En fin, con ganas de admirar, de admirar mucho, fui el otro día a la Jaimes, pero no pude entrar en la librería pues me intimidaba una multitud de hombres y mujeres enmascarados que allá dentro se apretaban. Hasta que no inventen la vacuna contra el Covid a mí no me verán en ningún lugar cerrado con una multitud, aunque al fondo, detrás de los admirables oficiantes del acto de celebración de las Rumbas y de la despedida de Sagarra del periodismo, se distinguieran unas grandes botellas de whisky que susurraban “ven… ven… ven… acércate”.

Un París que ya no existe

Tengo de la librería Jaimes, sobre todo de la sede anterior, en el paseo de Gracia, tantos recuerdos, remotos pero tan vivos y emocionados, que si los expusiera incurriría en el ridículo. De las Rumbas de Sagarra, que eran textos febriles, casi suicidas, con una vitalidad y tensión característicamente juveniles e imposible de sobrellevar durante mucho tiempo, recuerdo sobre todo una imagen: cuando al autor le atacaba el angst, se iba a la estación de Francia, de donde entonces partían los trenes hacia París, y se quedaba en el andén viéndolos alejarse.

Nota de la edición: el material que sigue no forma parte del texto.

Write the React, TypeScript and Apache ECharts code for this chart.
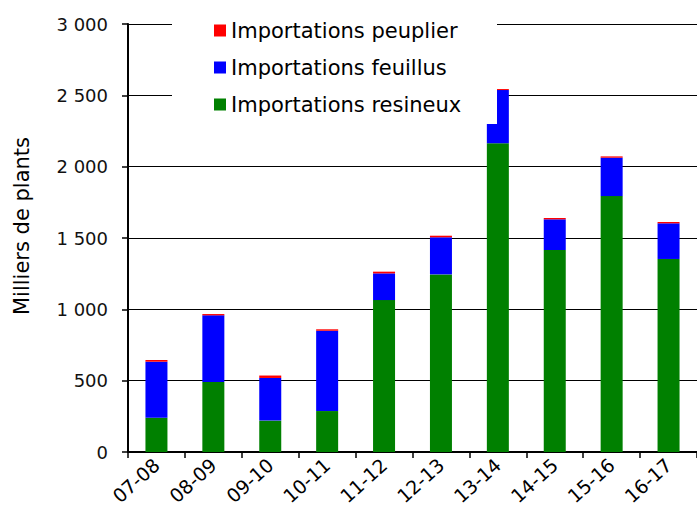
import React, { useEffect, useRef } from "react";
import * as echarts from "echarts";

const categories = ["07-08", "08-09", "09-10", "10-11", "11-12", "12-13", "13-14", "14-15", "15-16", "16-17"];
const resineux = [240, 491, 220, 287, 1065, 1245, 2164, 1416, 1794, 1353];
const feuillus = [393, 467, 299, 563, 187, 260, 373, 215, 269, 250];
const peuplier = [12, 9, 17, 10, 12, 11, 7, 9, 9, 9];
const seriesNames = ["Importations peuplier", "Importations feuillus", "Importations resineux"];
const yTitle = "Milliers de plants";

const FONT = "DejaVu Sans";

function fmt(v: number): string {
  const s = String(Math.round(v));
  return s.replace(/\B(?=(\d{3})+(?!\d))/g, " ");
}

export default function App() {
  const ref = useRef<HTMLDivElement>(null);
  useEffect(() => {
    if (!ref.current) return;
    const chart = echarts.init(ref.current, undefined, { renderer: "svg" });
    chart.setOption({
      animation: false,
      backgroundColor: "#fff",
      grid: { left: 128, top: 24, right: -10, bottom: 61 },
      xAxis: {
        type: "category",
        data: categories,
        boundaryGap: true,
        axisLine: { lineStyle: { color: "#000", width: 2 } },
        axisTick: { show: true, length: 6, lineStyle: { color: "#000", width: 1.5 } },
        axisLabel: { rotate: 42, fontSize: 19, fontFamily: FONT, color: "#000", margin: 10 },
      },
      yAxis: {
        type: "value",
        min: 0,
        max: 3000,
        interval: 500,
        axisLine: { show: true, lineStyle: { color: "#000", width: 2 } },
        axisTick: { show: true, length: 6, lineStyle: { color: "#000", width: 1.5 } },
        splitLine: { show: true, lineStyle: { color: "#000", width: 1.2 } },
        axisLabel: { fontSize: 18, fontFamily: FONT, color: "#111", margin: 20, formatter: (v: number) => fmt(v) },
      },
      legend: {
        orient: "vertical",
        left: 209,
        top: 15,
        itemWidth: 12,
        itemHeight: 12,
        itemGap: 16,
        icon: "rect",
        z: 20,
        data: seriesNames,
        textStyle: { fontSize: 21, fontFamily: FONT, color: "#000" },
      },
      graphic: [
        {
          type: "rect",
          z: 10,
          shape: { x: 172, y: 8, width: 325, height: 116 },
          style: { fill: "#fff" },
        },
        {
          type: "text",
          x: 22,
          y: 226,
          rotation: Math.PI / 2,
          style: {
            text: yTitle,
            fontSize: 21,
            fontFamily: FONT,
            fill: "#000",
            align: "center",
            verticalAlign: "middle",
          },
        },
      ],
      series: [
        {
          name: seriesNames[2],
          type: "bar",
          stack: "total",
          barWidth: 22,
          data: resineux,
          itemStyle: { color: "#008000" },
        },
        {
          name: seriesNames[1],
          type: "bar",
          stack: "total",
          barWidth: 22,
          data: feuillus,
          itemStyle: { color: "#0000ff" },
        },
        {
          name: seriesNames[0],
          type: "bar",
          stack: "total",
          barWidth: 22,
          data: peuplier,
          itemStyle: { color: "#ff0000" },
        },
      ],
    });
    return () => chart.dispose();
  }, []);
  return <div ref={ref} style={{ position: "fixed", left: 0, top: 0, width: 697, height: 513 }} />;
}
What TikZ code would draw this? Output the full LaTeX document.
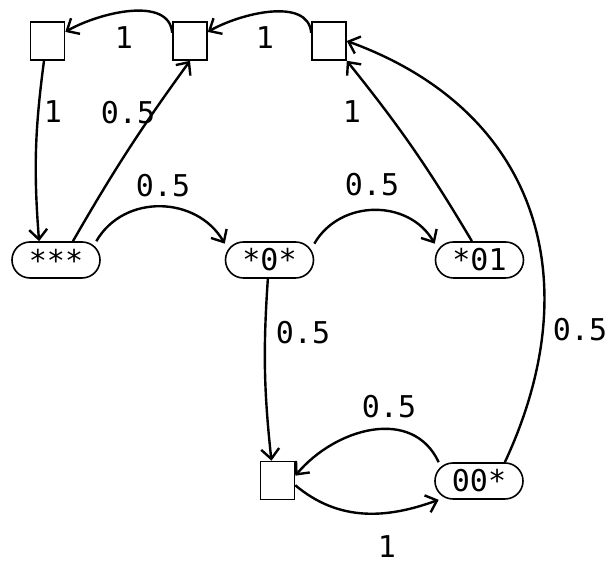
\documentclass[tikz,border=0pt]{standalone}
\usepackage{fontspec}
\setmonofont{DejaVu Sans Mono}
\usetikzlibrary{arrows.meta}
\begin{document}
\begin{tikzpicture}[x=0.5pt, y=-0.5pt,
    font=\ttfamily\fontsize{15}{17}\selectfont,
    box/.style={draw, line width=0.8pt, minimum width=17pt, minimum height=19pt, inner sep=0pt},
    state/.style={draw, line width=0.8pt, rounded corners=9pt, minimum width=44pt, minimum height=18pt, inner sep=0pt},
    edge/.style={line width=1.2pt, -{Straight Barb[length=5pt,width=9pt]}}]
    \useasboundingbox (0,0) rectangle (607,565);
    % Boxes
    \node[box] (b1) at (47.5,41) {};
    \node[box] (b2) at (190,41) {};
    \node[box] (b3) at (329,41) {};
    \node[box] (b4) at (277.5,480.5) {};
    % States
    \node[state] (sAAA) at (56,260) {***};
    \node[state] (s0)   at (269.5,260) {*0*};
    \node[state] (s01)  at (479.5,260) {*01};
    \node[state] (s00)  at (479,481) {00*};
    % Edges
    \draw[edge] (b2.155) to[out=95,in=30,looseness=0.9] (b1.27);
    \draw[edge] (b3.155) to[out=95,in=30,looseness=0.9] (b2.27);
    \draw[edge] (b1.-100) to[bend right=6] (sAAA.132);
    \draw[edge] (sAAA.48) to[bend left=3] (b2.south);
    \draw[edge] (sAAA.25) to[out=60,in=120,looseness=1.1] (s0.160);
    \draw[edge] (s0.20) to[out=60,in=120,looseness=1.1] (s01.160);
    \draw[edge] (s01.112) to[bend right=4] (b3.south east);
    \draw[edge] (s00.36) to[out=65,in=-20,looseness=1.15] (b3.east);
    \draw[edge] (s0.-95) to[bend right=5] (b4.107);
    \draw[edge] (s00.155) to[out=115,in=50,looseness=1.1] (b4.15);
    \draw[edge] (b4.-15) to[out=-40,in=200,looseness=1.0] (s00.205);
    % Labels
    \node (l1) at (124,38) {1};
    \node (l2) at (265,38) {1};
    \node (l3) at (53,112) {1};
    \node (l4) at (128,113) {0.5};
    \node (l5) at (352,112) {1};
    \node (l6) at (163,186) {0.5};
    \node (l7) at (372,185) {0.5};
    \node (l8) at (303,333) {0.5};
    \node (l9) at (580,330) {0.5};
    \node (l10) at (389,407) {0.5};
    \node (l11) at (387,547) {1};
\end{tikzpicture}
\end{document}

'La estación Saint-Lazare', llegada de un tren, de Monet / WIKIPEDIA

'La estación Saint-Lazare', llegada de un tren, de Monet / WIKIPEDIA

 

¡Quedarse en el andén! ¡Qué tristeza! A la puerta de Jaimes, epítome de la literatura francesa, y sin atreverme a entrar, me sentí, quizá porque hacía frío y había estado lloviendo y anochecía, exactamente en el andén viendo partir el tren que se va a París, a un París que ya no existe, que es sólo una idea como otra. Desde la mojada calle veía el interior, veía cierta agitación de sombras, oí unos aplausos, y me pareció que ya con eso tenía suficiente.